Industrial clusters are perceived as having a great deal of untapped potential that is anticipated to be explored during forthcoming ‘tracks’ of cluster development including in Teesside, as outlined by the government. A key consideration is the perceived reliance of clusters on hydrogen and carbon capture, in order to decarbonise their bases – something that remains attractive and investable, for members of the investor community while simultaneously delivering on levelling up objectives.
Other areas explored during the roundtable included the need for security of supply within the energy sector – compounded by the circumstances of the war in Ukraine, as well as the unprecedented cost of living crisis. The government’s Energy Security Bill aims to address these concerns and ensure that new energy sources such as hydrogen are supported through leveraging transformational levels of public and private capital to build domestic supply capacity, deliver for consumers and ensure long-term stability for the UK.

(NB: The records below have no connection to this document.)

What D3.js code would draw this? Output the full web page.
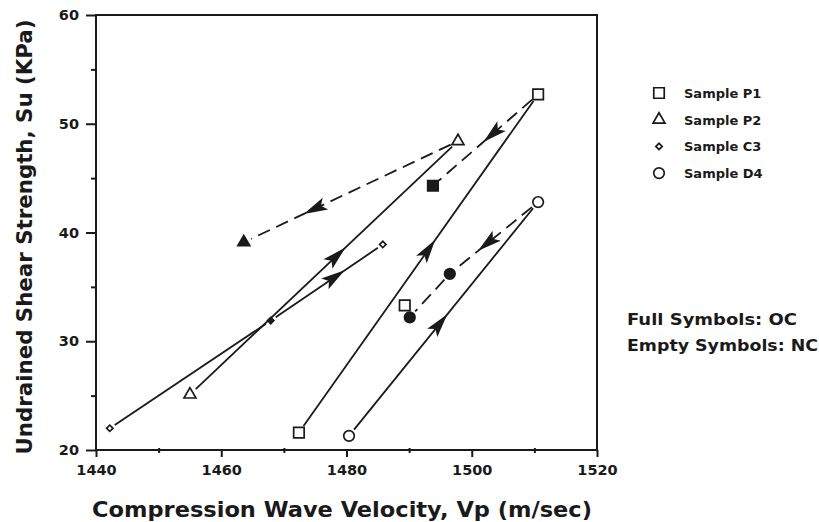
<!DOCTYPE html>
<html>
<head>
<meta charset="utf-8">
<script src="https://cdn.jsdelivr.net/npm/d3@7"></script>
<style>
  body { margin: 0; background: #fff; }
  text { font-family: "DejaVu Sans", sans-serif; font-weight: bold; fill: #1a1a1a; }
</style>
</head>
<body>
<svg id="chart" width="819" height="522"></svg>
<script>
// readings: Vp (m/sec), Su (KPa), full symbol = OC
var samples = ["Sample P1", "Sample P2", "Sample C3", "Sample D4"];
var symbolTypes = ["square", "triangle", "diamond", "circle"];

var p1Vp = [1472.4, 1510.6, 1493.8, 1489.3];
var p1Su = [21.6, 52.7, 44.3, 33.3];
var p1Full = [0, 0, 1, 0];
var p1Links = [[0, 1, 0, 0.57], [1, 2, 1, 0.52]]; // from, to, dashed, arrow at

var p2Vp = [1455.0, 1497.8, 1463.6];
var p2Su = [25.1, 48.4, 39.1];
var p2Full = [0, 0, 1];
var p2Links = [[0, 1, 0, 0.58], [1, 2, 1, 0.72]];

var c3Vp = [1442.2, 1467.9, 1485.8];
var c3Su = [22.0, 31.9, 38.9];
var c3Full = [0, 1, 0];
var c3Links = [[0, 1, 0, null], [1, 2, 0, 0.66]];

var d4Vp = [1480.4, 1510.6, 1496.5, 1490.1];
var d4Su = [21.3, 42.8, 36.2, 32.2];
var d4Full = [0, 0, 1, 1];
var d4Links = [[0, 1, 0, 0.52], [1, 2, 1, 0.68], [2, 3, 1, null]];

var xTicks = [1440, 1450, 1460, 1470, 1480, 1490, 1500, 1510, 1520];
var yTicks = [20, 25, 30, 35, 40, 45, 50, 55, 60];
var notes = ["Full Symbols: OC", "Empty Symbols: NC"];

var ink = "#1a1a1a";
var svg = d3.select("#chart");

var x = d3.scaleLinear().domain([1440, 1520]).range([96, 597]);
var y = d3.scaleLinear().domain([20, 60]).range([450, 15]);

// frame
svg.append("rect")
  .attr("x", x(1440)).attr("y", y(60))
  .attr("width", x(1520) - x(1440)).attr("height", y(20) - y(60))
  .attr("fill", "none").attr("stroke", ink).attr("stroke-width", 2);

// axes
var xAxis = svg.append("g")
  .attr("transform", "translate(0," + y(20) + ")")
  .call(d3.axisBottom(x).tickValues(xTicks).tickSize(6).tickPadding(9)
    .tickFormat(d => d % 20 === 0 ? d : ""));
xAxis.select(".domain").remove();
xAxis.selectAll("line").attr("stroke", ink).attr("stroke-width", 2)
  .attr("y1", d => d % 20 === 0 ? 0 : -2)
  .attr("y2", d => d % 20 === 0 ? 7 : 3);
xAxis.selectAll("text").attr("font-size", 14.5).attr("font-family", "DejaVu Sans").attr("fill", ink);

var yAxis = svg.append("g")
  .attr("transform", "translate(" + x(1440) + ",0)")
  .call(d3.axisLeft(y).tickValues(yTicks).tickSize(10).tickPadding(7)
    .tickFormat(d => d % 10 === 0 ? d : ""));
yAxis.select(".domain").remove();
yAxis.selectAll("line").attr("stroke", ink).attr("stroke-width", 2)
  .attr("x2", d => d % 10 === 0 ? -10 : -5);
yAxis.selectAll("text").attr("font-size", 14.5).attr("font-family", "DejaVu Sans").attr("fill", ink);

// axis titles
svg.append("text")
  .attr("x", 342).attr("y", 517)
  .attr("text-anchor", "middle").attr("font-size", 21)
  .attr("textLength", 500).attr("lengthAdjust", "spacingAndGlyphs")
  .text("Compression Wave Velocity, Vp (m/sec)");

svg.append("text")
  .attr("transform", "translate(32,237) rotate(-90)")
  .attr("text-anchor", "middle").attr("font-size", 21)
  .attr("textLength", 435).attr("lengthAdjust", "spacingAndGlyphs")
  .text("Undrained Shear Strength, Su (KPa)");

function symbolFor(type) {
  if (type === "square") return d3.symbol().type(d3.symbolSquare).size(110);
  if (type === "triangle") return d3.symbol().type(d3.symbolTriangle).size(62);
  if (type === "diamond") return d3.symbol().type(d3.symbolSquare).size(20);
  return d3.symbol().type(d3.symbolCircle).size(88);
}

function place(type, px, py) {
  return "translate(" + px + "," + py + ")" + (type === "diamond" ? " rotate(45)" : "");
}

function arrowHead(g, x0, y0, x1, y1) {
  var ang = Math.atan2(y1 - y0, x1 - x0) * 180 / Math.PI;
  g.append("path")
    .attr("d", "M0,0 L-24,-6.5 L-19,0 L-24,6.5 Z")
    .attr("transform", "translate(" + x0 + "," + y0 + ") rotate(" + ang + ")")
    .attr("fill", ink);
}

function drawSample(vp, su, full, links, type) {
  var pts = vp.map((v, i) => ({ px: x(v), py: y(su[i]), full: full[i] }));
  var g = svg.append("g");
  var gap = type === "diamond" ? 6 : 8;

  links.forEach(function (l) {
    var a = pts[l[0]], b = pts[l[1]];
    var dx = b.px - a.px, dy = b.py - a.py, len = Math.sqrt(dx * dx + dy * dy);
    var ux = dx / len, uy = dy / len;
    g.append("line")
      .attr("x1", a.px + ux * gap).attr("y1", a.py + uy * gap)
      .attr("x2", b.px - ux * gap).attr("y2", b.py - uy * gap)
      .attr("stroke", ink).attr("stroke-width", 1.8)
      .attr("stroke-dasharray", l[2] ? "13,7" : null);
    if (l[3] !== null) {
      arrowHead(g, a.px + dx * l[3], a.py + dy * l[3], b.px, b.py);
    }
  });

  var sym = symbolFor(type);
  g.selectAll(".pt")
    .data(pts)
    .enter()
    .append("path")
    .attr("d", sym)
    .attr("transform", d => place(type, d.px, d.py))
    .attr("fill", d => d.full ? ink : "#fff")
    .attr("stroke", ink)
    .attr("stroke-width", 1.7);
}

drawSample(p1Vp, p1Su, p1Full, p1Links, symbolTypes[0]);
drawSample(p2Vp, p2Su, p2Full, p2Links, symbolTypes[1]);
drawSample(c3Vp, c3Su, c3Full, c3Links, symbolTypes[2]);
drawSample(d4Vp, d4Su, d4Full, d4Links, symbolTypes[3]);

// legend
var legend = svg.append("g");
samples.forEach(function (s, i) {
  var ly = 93 + i * 26.7;
  legend.append("path")
    .attr("d", symbolFor(symbolTypes[i]))
    .attr("transform", place(symbolTypes[i], 659, ly))
    .attr("fill", "#fff").attr("stroke", ink).attr("stroke-width", 1.7);
  legend.append("text")
    .attr("x", 684).attr("y", ly + 5)
    .attr("font-size", 13)
    .text(s);
});

svg.append("text")
  .attr("x", 627).attr("y", 325).attr("font-size", 15)
  .attr("textLength", 170).attr("lengthAdjust", "spacingAndGlyphs")
  .text(notes[0]);
svg.append("text")
  .attr("x", 627).attr("y", 351).attr("font-size", 15)
  .attr("textLength", 191).attr("lengthAdjust", "spacingAndGlyphs")
  .text(notes[1]);
</script>
</body>
</html>
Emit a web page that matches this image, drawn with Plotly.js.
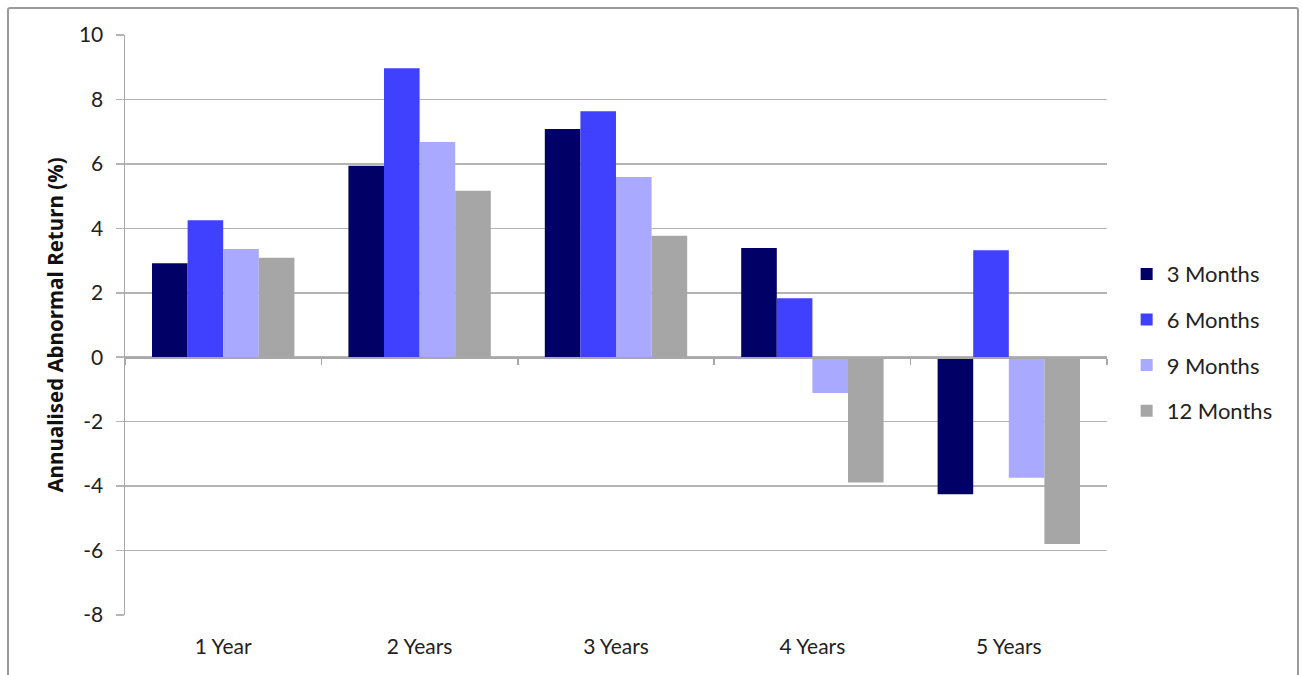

The conversation touched on the need to establish an enduring regulatory regime that investors can have confidence in, through restoring predictability within the domestic regulatory framework. As underscored in GIIA and Alvarez & Marsal’s most recent ‘Pulse Survey’, an unattractive regulatory environment remains a primary deterrent for investors when making the decision to invest in a given country. GIIA’s forthcoming ‘Regulating for Investment’ report will seek to make recommendations to bolster the UK’s attractiveness as a global investment destination.
GIIA’s latest roundtable once again displayed its capacity for consensus-building by exploring areas of alignment between the government and investor community. Not only will future investment decisions help the UK to level up, it will also consolidate the delivery of infrastructure that is fit for purpose and resilient enough to withstand an evolving set of economic and climate-related challenges.